◆ Requirements
Search the records for the word "chart" and pick out every line that has it.

-- start of Data section --

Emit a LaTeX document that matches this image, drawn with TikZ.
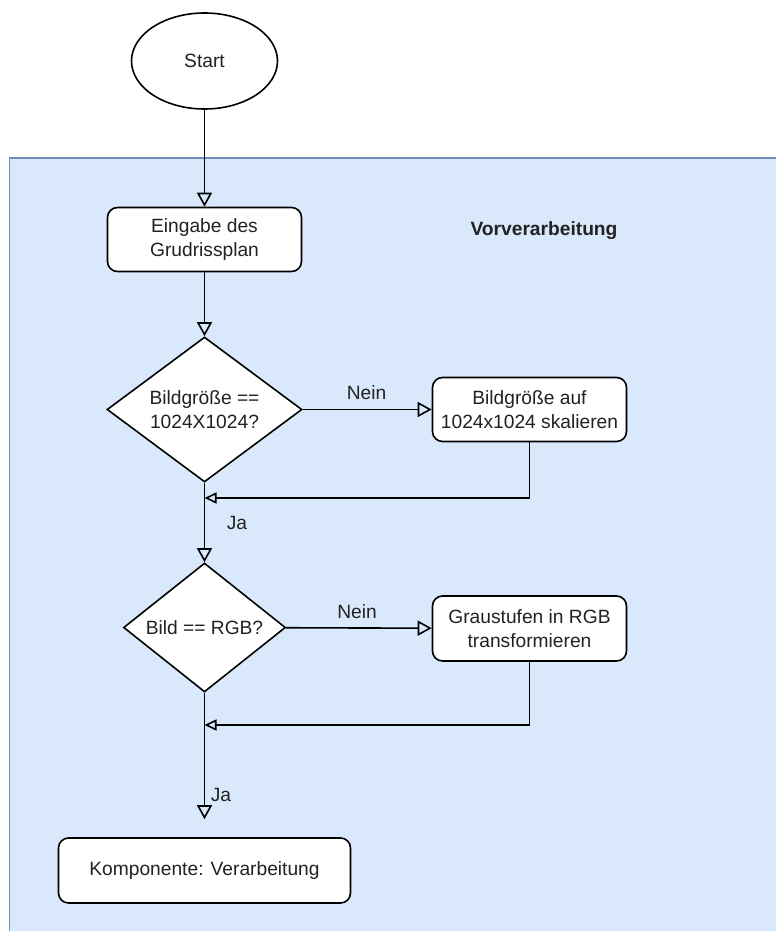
\documentclass[tikz,border=0pt]{standalone}
\usepackage{fontspec}
\setmainfont{Liberation Sans}
\usetikzlibrary{shapes.geometric,arrows.meta}
\definecolor{txt}{HTML}{222222}
\definecolor{lanefill}{HTML}{DAE8FC}
\definecolor{laneline}{HTML}{6C8EBF}
\begin{document}
\begin{tikzpicture}[x=1pt,y=-1pt,
  font=\fontsize{19.2}{23.5}\selectfont,
  proc/.style={draw=black, fill=white, rounded corners=10pt, line width=1.6pt,
    minimum width=194pt, minimum height=64pt, align=center, inner sep=0pt, text=txt},
  dec/.style={diamond, draw=black, fill=white, line width=1.6pt, inner sep=0pt,
    align=center, text=txt},
  flow/.style={draw=black, line width=1.6pt, -{Triangle[open,length=14pt,width=15pt]}},
  mergeflow/.style={draw=black, line width=1.6pt, -{Triangle[open,length=12pt,width=11pt]}},
  lbl/.style={text=txt, inner sep=0pt}]
\useasboundingbox (0,0) rectangle (776,931);

% preprocessing lane
\fill[lanefill] (9.5,158) rectangle (776,931);
\draw[laneline, line width=1.6pt] (776,158) -- (9.5,158) -- (9.5,931);
\node[lbl, font=\fontsize{19.2}{23.5}\selectfont\bfseries] (lane) at (544,231) {Vorverarbeitung};

% nodes
\node[ellipse, draw=black, fill=white, line width=1.6pt, inner sep=0pt,
  minimum width=146pt, minimum height=96pt, text=txt] (start) at (204.5,61) {Start};
\node[proc] (input) at (204.5,239.5) {Eingabe des\\Grudrissplan};
\node[dec, minimum width=195pt, minimum height=145pt, aspect=1.34] (size) at (204.5,409.5)
  {Bildgröße ==\\1024X1024?};
\node[proc] (scale) at (529.5,409.5) {Bildgröße auf\\1024x1024 skalieren};
\node[dec, minimum width=162pt, minimum height=129pt, aspect=1.26] (rgb) at (204.5,627.5)
  {Bild == RGB?};
\node[proc, minimum height=65pt] (gray) at (529.5,628.5) {Graustufen in RGB\\transformieren};
\node[proc, minimum width=292pt, minimum height=65pt] (proc) at (204.5,870.5)
  {Komponente: Verarbeitung};

\coordinate (m1) at (204.5,498);
\coordinate (m2) at (204.5,725);

% connectors
\draw[flow] (start) -- (input);
\draw[flow] (input) -- (size);
\draw[flow] (size) -- (scale);
\draw[mergeflow] (scale.south) |- (m1);
\draw[flow] (size) -- (rgb);
\draw[flow] (rgb) -- (gray);
\draw[mergeflow] (gray.south) |- (m2);
\draw[flow, shorten >=18pt] (rgb) -- (proc);

% edge labels
\node[lbl] (nein1) at (366.5,393) {Nein};
\node[lbl] (ja1) at (237,523) {Ja};
\node[lbl] (nein2) at (357,612) {Nein};
\node[lbl] (ja2) at (221,795) {Ja};
\end{tikzpicture}
\end{document}
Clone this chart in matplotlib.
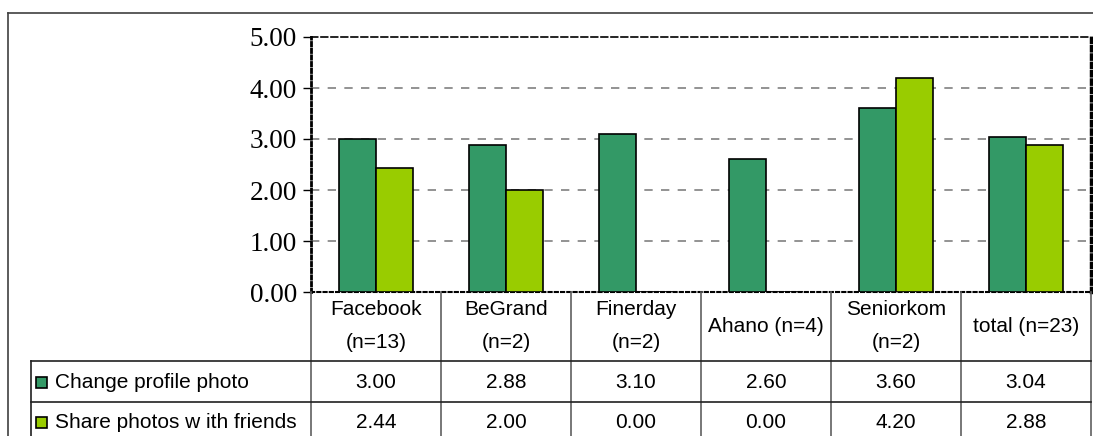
import numpy as np
import matplotlib
matplotlib.use('Agg')
import matplotlib.pyplot as plt
from matplotlib.patches import Rectangle
from matplotlib.transforms import blended_transform_factory

categories = ['Facebook\n(n=13)', 'BeGrand\n(n=2)', 'Finerday\n(n=2)',
              'Ahano (n=4)', 'Seniorkom\n(n=2)', 'total (n=23)']
series_names = ['Change profile photo', 'Share photos w ith friends']
profile_photo = [3.00, 2.88, 3.10, 2.60, 3.60, 3.04]
share_photos = [2.44, 2.00, 0.00, 0.00, 4.20, 2.88]
y_ticks = [0, 1, 2, 3, 4, 5]

colors = ['#339966', '#99CC00']

W, H = 1093, 436
fig = plt.figure(figsize=(W / 100, H / 100), dpi=100)

def fx(px):
    return px / W

def fy(py):
    return 1 - py / H

ax = fig.add_axes([fx(311), fy(292), fx(1091) - fx(311), fy(37) - fy(292)])

x = np.arange(len(categories))
bw = 0.285
ax.bar(x - bw / 2, profile_photo, bw, color=colors[0], edgecolor='black', linewidth=1.2, zorder=3)
ax.bar(x + bw / 2, share_photos, bw, color=colors[1], edgecolor='black', linewidth=1.2, zorder=3)

ax.set_xlim(-0.5, len(categories) - 0.5)
ax.set_ylim(0, 5)
ax.set_yticks(y_ticks)
ax.set_yticklabels(['%.2f' % v for v in y_ticks], family='Liberation Serif', fontsize=19.5)
ax.set_xticks([])
ax.tick_params(axis='y', length=6, width=1, direction='out', pad=4)

for yv in y_ticks[1:-1]:
    ax.axhline(yv, color='#808080', linestyle=(0, (5, 5)), linewidth=1.2, zorder=1)

ax.spines['left'].set_linestyle((0, (1.2, 1.2)))
ax.spines['left'].set_linewidth(2)
ax.spines['right'].set_linestyle((0, (1.2, 1.2)))
ax.spines['right'].set_linewidth(2.5)
ax.spines['top'].set_linestyle((0, (4, 2)))
ax.spines['top'].set_linewidth(1.2)
ax.spines['bottom'].set_linestyle((0, (1.5, 1.5)))
ax.spines['bottom'].set_linewidth(1.5)

# data table under the chart
tr = blended_transform_factory(ax.transData, fig.transFigure)
font = dict(family='Liberation Sans', fontsize=15)
lc = '#404040'

# outer frame
fig.add_artist(plt.Line2D([fx(8), fx(8)], [fy(13), 0], color=lc, lw=1.2))
fig.add_artist(plt.Line2D([fx(8), 1], [fy(13), fy(13)], color=lc, lw=1.2))

for i in range(len(categories) + 1):
    fig.add_artist(plt.Line2D([i - 0.5, i - 0.5], [fy(292), 0], transform=tr, color='#606060', lw=1.2))
for ry in [361, 402]:
    fig.add_artist(plt.Line2D([fx(31), fx(1091)], [fy(ry), fy(ry)], color='#202020', lw=1.2))
fig.add_artist(plt.Line2D([fx(31), fx(31)], [fy(361), 0], color='#202020', lw=1.2))

for i, cat in enumerate(categories):
    fig.text(i, fy(326), cat, transform=tr, ha='center', va='center', linespacing=1.9, **font)
    fig.text(i, fy(382), '%.2f' % profile_photo[i], transform=tr, ha='center', va='center', **font)
    fig.text(i, fy(422), '%.2f' % share_photos[i], transform=tr, ha='center', va='center', **font)

for name, c, ry in zip(series_names, colors, [382, 422]):
    fig.add_artist(Rectangle((fx(36), fy(ry + 6)), fx(11), fy(0) - fy(11),
                             facecolor=c, edgecolor='black', lw=1.2))
    fig.text(fx(55), fy(ry), name, ha='left', va='center', **font)

fig.savefig('out.png', dpi=100)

-- end of Data section --

◆ Answer to this problem
Clone this chart in matplotlib.
# data table under the chart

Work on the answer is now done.